Jean Glibert. Peintre en bâtiment

Jean Glibert Bozar, ©FN

Quand l’art de la rue rentre à la maison

1960, l’art sort des musées pour investir l’espace urbain. Entre autres conséquences de cette libération hors les murs, l’adoption du grand format ou la simplification de l’écriture. Quelques dizaines d’années s’écoulent, le mouvement s’inverse. L’art fabriqué dans la rue, pour la rue, s’expose dans les musées. Après Buren en 2016, Bozar expose Glibert en 2017. S’il est confortable de voir réuni au sein de quelques m² des travaux a priori destinés à ne jamais se rencontrer, n’est-il pas paradoxal de présenter hors contexte un art tout entier dédié à son contexte ?

 

Jeudi 27 octobre 2017, 18h30, BOZAR ouvre le vernissage de sa nouvelle exposition : Jean Glibert. Peintre en bâtiment. L’occasion de mettre en lumière un travail trop peu connu, et pourtant bien présent dans l’espace public. L’occasion encore de revenir sur 50 ans d’une carrière hors norme. Quoique… Sur la carrière hors norme, pas de doute. Dès ses études en Peinture Monumentale, Jean Glibert exprime la volonté de quitter l’atelier pour nouer contact avec l’artisan et se confronter aux conditions réelles. Les choses prendront du temps, certes, mais il parviendra à se faire reconnaitre dans un domaine qu’il a, en quelques sortes, contribué à créer. Jean Glibert met en couleur le quotidien. Plus concrètement, il intervient plastiquement sur les éléments du paysage urbain. La démarche n’est pas inédite, certes. On pourrait citer Buren ou Christo parmi ses homologues les plus connu. Le comment de la démarche est en revanche moins banal. Et c’est en axant le propos sur le comment que l’exposition au BOZAR se démarque de la rétrospective. Alors non, il ne s’agit pas de revenir sur 50 ans de carrière. Il s’agit non seulement de montrer une recherche en cours, mais aussi de créer de nouvelles interventions in situ.

 

Comment travaille le peintre en bâtiment – tel que se revendique Jean Glibert ? Comment trouver la couleur et l’application justes, qui soient capables de donner une nouvelle dimension au banal ? En se nourrissant du banal justement, ce qui prend deux aspects chez Jean Glibert : d’une part, une tendance compulsive à la collection ; d’autre part, une analyse fine du contexte à investir.

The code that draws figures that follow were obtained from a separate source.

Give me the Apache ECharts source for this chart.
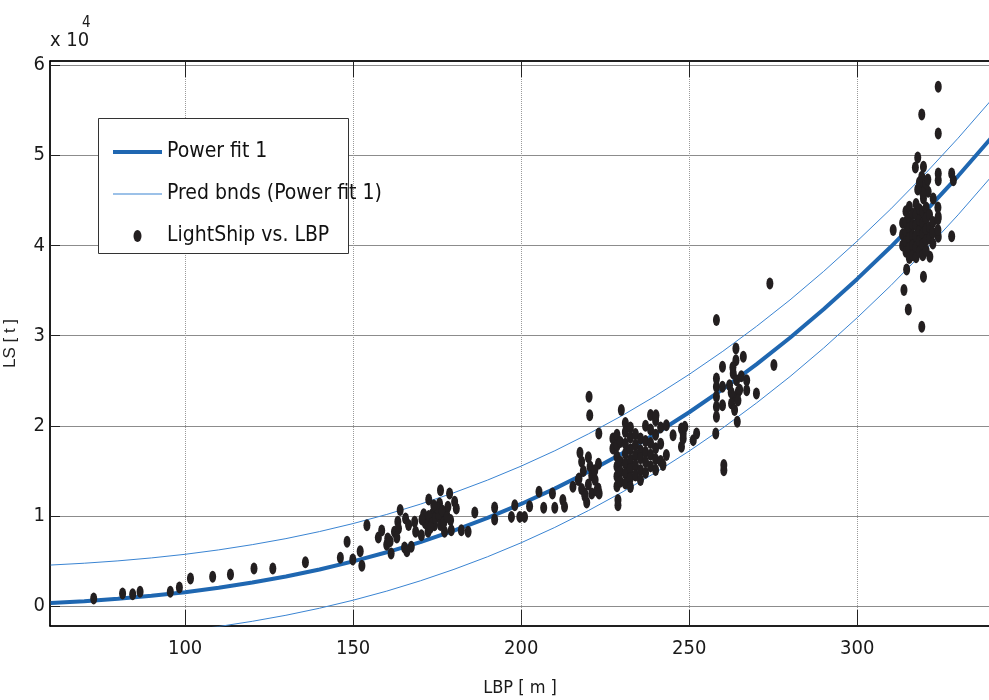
<!DOCTYPE html>
<html><head><meta charset="utf-8">
<script src="https://cdn.jsdelivr.net/npm/echarts@6/dist/echarts.min.js"></script>
<style>html,body{margin:0;padding:0;background:#fff}#c{width:989px;height:700px}</style>
</head><body><div id="c"></div><script>
// ---- data ----
const fitLBP = [60,70,80,90,100,110,120,130,140,150,160,170,180,190,200,210,220,230,240,250,260,270,280,290,300,310,320,330,340];
const fitLS = [358,557,817,1145,1550,2038,2616,3291,4071,4963,5972,7107,8375,9782,11332,13034,14897,16925,19121,21500,24062,26815,29760,32922,36286,39850,43664,47694,51972];
const upperLS = [4560,4760,5020,5350,5750,6240,6820,7490,8270,9160,10170,11310,12580,13980,15530,17230,19100,21120,23320,25700,28260,31020,33960,37120,40490,44050,47860,51890,56170];
const lowerLS = [-3940,-3740,-3480,-3160,-2750,-2260,-1680,-1010,-230,660,1670,2810,4080,5480,7030,8730,10600,12630,14820,17200,19760,22520,25460,28620,31990,35550,39360,43390,47670];
const lightShipPoints = [
 [72.8,850],[81.4,1410],[84.4,1330],[86.6,1590],[95.6,1590],[98.3,2070],[101.6,3070],[108.2,3250],[113.5,3510],[120.5,4180],[126.1,4180],[135.8,4880],[146.2,5360],[148.2,7130],
 [149.9,5180],[152.1,6100],[152.6,4470],[154.1,8980],[160.3,7510],[161.3,5840],[162.3,8240],[163.3,9350],[164.0,10650],[165.3,6510],[165.6,9730],[167.3,6580],[168.3,9350],[168.6,8240],[170.3,7870],[172.3,8240],[172.5,11830],[172.8,9540],[173.7,10280],[174.2,8980],[174.9,10650],[175.7,11390],[176.0,12860],[176.7,9730],[177.2,8240],[177.7,10460],[178.2,11010],[178.7,12500],[179.0,9540],[180.2,11570],[180.7,10830],[179.2,8430],[182.2,8430],[184.2,8240],[186.2,10390],[192.1,10950],[192.1,9620],
 [171.5,9200],[172.5,10000],[173.5,9200],[174.5,9800],[175.5,10100],[176.0,9000],[173.0,8700],[177.0,9300],[171.0,10200],[175.0,10900],[174.0,11200],[176.5,10600],[170.5,9600],[178.0,9900],[163.5,8600],[166.5,9000],[157.5,7600],[158.5,8400],[160.0,6800],[161.0,7200],[163.0,7600],[166.0,6100],
 [197.1,9900],[198.1,11200],[199.6,9900],[201.0,9900],[202.5,11090],[205.3,12680],[206.7,10900],[209.3,12500],[210.0,10900],[212.4,11760],[212.9,11010],
 [215.4,13230],[217.2,14160],[218.9,12500],[222.9,13050],[228.8,11200],[220.2,23210],[220.4,21180],[223.1,19150],[217.5,17000],[218.0,16000],[218.5,15000],[217.0,14000],[218.0,13000],[219.0,12200],[220.0,16500],[220.5,15500],[221.0,14500],[220.0,13500],[221.0,12500],[219.5,11500],[222.0,14000],[222.5,12800],[223.0,15800],[221.9,15080],[223.2,12500],[227.3,18600],[227.3,17490],[229.8,21740],[228.8,11760],
 [228.5,19000],[228.5,17800],[228.5,16600],[228.5,15500],[228.5,14400],[228.5,13300],
 [229.5,18200],[229.5,16000],[229.5,14900],[229.5,13800],
 [231,20300],[231,19300],[231,18000],[231,16900],[231,15800],[231,14700],[231,13600],
 [232.5,19800],[232.5,18700],[232.5,17400],[232.5,16200],[232.5,15200],[232.5,14200],[232.5,13200],
 [234,19100],[234,17900],[234,16700],[234,15600],[234,14500],
 [235.5,18600],[235.5,17300],[235.5,16400],[235.5,15100],[235.5,14000],
 [237,20000],[237,18300],[237,17100],[237,16000],[237,14800],
 [238.5,21200],[238.5,19600],[238.5,18100],[238.5,16800],[238.5,15500],
 [240,20600],[240,19000],[240,17500],[240,16300],[240,15100],
 [241.5,19800],[241.5,18000],[241.5,16100],
 [240.1,21180],[243.2,20070],[243.2,16750],[242.2,15640],[245.2,18960],[247.7,19700],[248.2,19150],[247.7,17670],[251.2,18410],[252.2,19150],
 [274.0,35790],[258.1,31720],[275.2,26730],[263.9,28580],[263.9,27280],[266.1,27650],[259.9,26540],[258.1,25250],[258.1,24320],[258.1,23210],[259.9,24320],[258.1,22100],[259.9,22290],[258.1,20990],[257.9,19150],[263.1,25810],[264.1,25060],[264.6,23770],[263.1,23210],[262.6,22480],[263.5,21740],[264.3,20440],[267.1,25060],[267.1,23950],[270.0,23590],[248.2,18600],[248.7,19880],[260.3,15080],[260.3,15640],
 [262.0,24500],[265.0,24000],[263.0,26500],[264.5,22800],[262.5,23700],[265.5,25500],
 [324.1,57590],[319.2,54530],[324.1,52420],[318.0,49760],[317.3,48650],[319.7,48720],[324.1,47980],[324.1,47240],[328.1,47980],[328.6,47240],[319.2,47610],[319.2,46500],[319.7,45210],[322.6,45210],[321.1,45950],[310.7,41700],[328.1,41030],[314.7,37340],[319.7,36520],[313.9,35050],[315.2,32900],[319.2,30970],[324.1,40950],[324.1,43170],[321.6,38740],
 [318.5,47000],[320.5,46800],[319.5,45800],[318.0,46200],[321.0,47300],
 [313.5,42500],[313.5,41200],[313.5,40000],
 [314.5,43800],[314.5,42600],[314.5,41500],[314.5,40400],[314.5,39300],
 [315.5,44300],[315.5,43000],[315.5,41900],[315.5,40800],[315.5,39700],[315.5,38600],
 [316.5,43500],[316.5,42300],[316.5,41100],[316.5,40000],[316.5,38900],
 [317.5,44600],[317.5,43400],[317.5,42200],[317.5,41000],[317.5,39800],[317.5,38700],
 [318.5,44000],[318.5,42800],[318.5,41600],[318.5,40500],[318.5,39300],
 [319.5,43700],[319.5,42500],[319.5,41300],[319.5,40100],[319.5,38900],
 [320.5,44200],[320.5,43000],[320.5,41800],[320.5,40600],[320.5,39400],
 [321.5,43400],[321.5,42000],[321.5,40800],
 [322.5,42600],[322.5,41400],[322.5,40200],
 [324.0,44200],[324.0,42900],[324.0,41700]
];
const xTicks = [100,150,200,250,300];
const yTicks = [0,10000,20000,30000,40000,50000,60000];
const seriesNames = ['Power fit 1','Pred bnds (Power fit 1)','LightShip vs. LBP'];

// ---- chart ----
const zip = (xs, ys) => xs.map((x, i) => [x, ys[i]]);
const NARROW = "'Liberation Sans Narrow','Arial Narrow','DejaVu Sans Condensed',sans-serif";
const X_MIN = 59.8, X_MAX = 339.5, Y_MIN = -2200, Y_MAX = 60450;
const chart = echarts.init(document.getElementById('c'), null, {renderer: 'canvas'});
const option = {
  animation: false,
  backgroundColor: '#fff',
  grid: {left: 50, top: 61, width: 940, height: 565, show: true, borderColor: '#000', borderWidth: 1,
         containLabel: false, outerBoundsMode: 'none'},
  xAxis: [{
    type: 'value', min: X_MIN, max: X_MAX, position: 'bottom',
    axisLine: {show: true, onZero: false, lineStyle: {color: '#000', width: 1.5}},
    axisTick: {show: true, inside: true, length: 16, customValues: xTicks, lineStyle: {color: '#222'}},
    axisLabel: {customValues: xTicks, fontSize: 20, fontFamily: NARROW, color: '#1a1a1a', margin: 13},
    splitLine: {show: true, lineStyle: {color: '#9a9a9a', type: 'dotted', width: 1}},
    name: 'LBP [ m ]', nameLocation: 'middle', nameGap: 53,
    nameTextStyle: {fontSize: 18, fontFamily: NARROW, color: '#1a1a1a'}
  }, {
    type: 'value', min: X_MIN, max: X_MAX, position: 'top',
    axisLine: {show: true, onZero: false, lineStyle: {color: '#000', width: 1.5}},
    axisTick: {show: true, inside: true, length: 16, customValues: xTicks, lineStyle: {color: '#222'}},
    axisLabel: {show: false}, splitLine: {show: false}
  }],
  yAxis: [{
    type: 'value', min: Y_MIN, max: Y_MAX,
    axisLine: {show: true, onZero: false, lineStyle: {color: '#000', width: 1.5}},
    axisTick: {show: true, inside: true, length: 10, customValues: yTicks, lineStyle: {color: '#222'}},
    axisLabel: {customValues: yTicks, fontSize: 20, fontFamily: NARROW, color: '#1a1a1a', margin: 5,
      formatter: v => String(Math.round(v / 10000))},
    splitLine: {show: true, lineStyle: {color: '#8c8c8c', type: 'solid', width: 1}},
    name: 'LS [ t ]', nameLocation: 'middle', nameGap: 31,
    nameTextStyle: {fontSize: 17, fontFamily: "'Liberation Sans',Arial,sans-serif", color: '#222'}
  }],
  legend: {
    orient: 'vertical', left: 108, top: 136, itemWidth: 49, itemHeight: 12, itemGap: 20,
    selectedMode: false, z: 11,
    textStyle: {fontSize: 21, fontFamily: NARROW, color: '#111', lineHeight: 22},
    data: [
      {name: seriesNames[0], icon: 'path://M0,0H49V4H0Z'},
      {name: seriesNames[1], icon: 'path://M0,0H49V1H0Z'},
      {name: seriesNames[2], icon: 'path://M4,0A4,6,0,1,1,4,12A4,6,0,1,1,4,0Z'}
    ]
  },
  graphic: [
    {type: 'rect', left: 98, top: 118, z: 10, shape: {width: 250, height: 135},
     style: {fill: '#fff', stroke: '#333', lineWidth: 1}},
    {type: 'text', left: 50, top: 31, z: 10, style: {text: 'x 10', font: "20px " + NARROW, fill: '#1a1a1a'}},
    {type: 'text', left: 82, top: 16, z: 10, style: {text: '4', font: "15px " + NARROW, fill: '#1a1a1a'}}
  ],
  series: [
    {name: seriesNames[0], type: 'line', data: zip(fitLBP, fitLS), symbol: 'none', showSymbol: false, z: 3,
     lineStyle: {width: 4, color: '#1f67b1'}, itemStyle: {color: '#1f67b1'}},
    {name: seriesNames[1], type: 'line', data: zip(fitLBP, upperLS), symbol: 'none', showSymbol: false, z: 3,
     lineStyle: {width: 1, color: '#3a84d2'}, itemStyle: {color: '#3a84d2'}},
    {name: seriesNames[1], type: 'line', data: zip(fitLBP, lowerLS), symbol: 'none', showSymbol: false, z: 3,
     lineStyle: {width: 1, color: '#3a84d2'}, itemStyle: {color: '#3a84d2'}},
    {name: seriesNames[2], type: 'scatter', data: lightShipPoints, symbol: 'circle', symbolSize: [7, 12], z: 5,
     itemStyle: {color: '#231f20', opacity: 1}}
  ]
};
chart.setOption(option);
</script></body></html>
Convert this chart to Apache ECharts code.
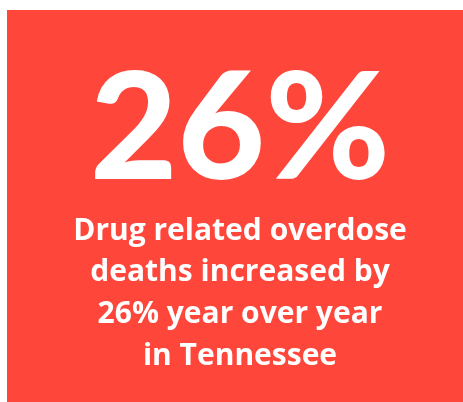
<!DOCTYPE html>
<html>
<head>
<meta charset="utf-8">
<script src="https://cdn.jsdelivr.net/npm/echarts@6/dist/echarts.min.js"></script>
<style>
html,body{margin:0;padding:0;background:#ffffff;}
#chart{width:463px;height:402px;}
</style>
</head>
<body>
<div id="chart"></div>
<script>
var headline = "26%";
var captionLines = ["Drug related overdose", "deaths increased by", "26% year over year", "in Tennessee"];

var chart = echarts.init(document.getElementById('chart'), null, {renderer: 'canvas'});
var elements = [
  {type: 'rect', shape: {x: 7, y: 10, width: 456, height: 392}, style: {fill: '#fe463b'}},
  {type: 'text', x: 240, y: 205, scaleX: 1.02, style: {text: headline, fill: '#ffffff', font: '900 148px Lato', textAlign: 'center', textVerticalAlign: 'bottom'}}
];
captionLines.forEach(function (t, i) {
  elements.push({type: 'text', x: 240, y: 246 + i * 41.7, style: {text: t, fill: '#ffffff', font: 'bold 30px "Open Sans"', textAlign: 'center', textVerticalAlign: 'bottom'}});
});
chart.setOption({
  animation: false,
  graphic: {elements: elements}
});
</script>
</body>
</html>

Ces deux aspects constituent la forme et le fond de l’exposition au BOZAR. Sur la forme, on découvre des séries d’objets rassemblés par thème, tous faisant partie de la collection privée de l’artiste, et plus que tout de son imaginaire de création. On découvre encore des dessins et des maquettes de projets antérieurs ou de projets avortés, qui deviennent matière d’inspiration pour les projets futurs. On découvre enfin quatre œuvres inédites, réalisées à même les murs du musée. Sur le fond, et c’est là le génie des 3 + 1 co-commissaires[1], il s’agit de montrer l’univers dans lequel évolue Jean Glibert, et de mettre celui-ci au travail. Les in situ s’affichent ainsi comme les résultats d’un processus de dissection du bâtiment, tel qu’aurait pu le développer l’architecte. La superposition du plan de BOZAR et de celui de Bruxelles révèle des espaces résiduels (les puits de lumière chez Horta) et dicte la localisation des interventions. La proportion des espaces et la définition du parcours des visiteurs en dictent les contours et les nuances. A noter d’ailleurs que ce parcours s’inscrit dans celui de la ville, puisqu’il permet de joindre entre elles deux rues voisines[2]. Soit une expérience gratuite et inattendue – en parfaite cohérence avec la démarche de l’artiste.

 

Charlotte Lheureux

 

 

Exposition organisée du 27 octobre 2017 au 7 janvier 2018

BOZAR – Palais des Beaux-Arts – rue Ravenstein 23, 1000 Bruxelles

Commissaires : Emmanuel De Meulemeester, Michel De Visscher et Laurent Jacob

 

Publications:
De Meulemeester, E., De Visscher, M., Glibert, J., Jacob, L., (dir.) Jean Glibert. Peintre en bâtiment, Bruxelles, Cellule architecture de la FWB, 2017
Balau, R., (dir.), Jean Glibert, Bruxelles, Cellule architecture de la FWB, vol. 2, 2017 (Collection Fenêtre sur)

[1] Emmanuel De Meulemeester, Michel De Visscher et Laurent Jacob, auxquels se joint Jean Glibert – partie prenant dans la scénographie et son contenu.

[2] Une disposition hélas rendue impossible par le relèvement du niveau de sécurité.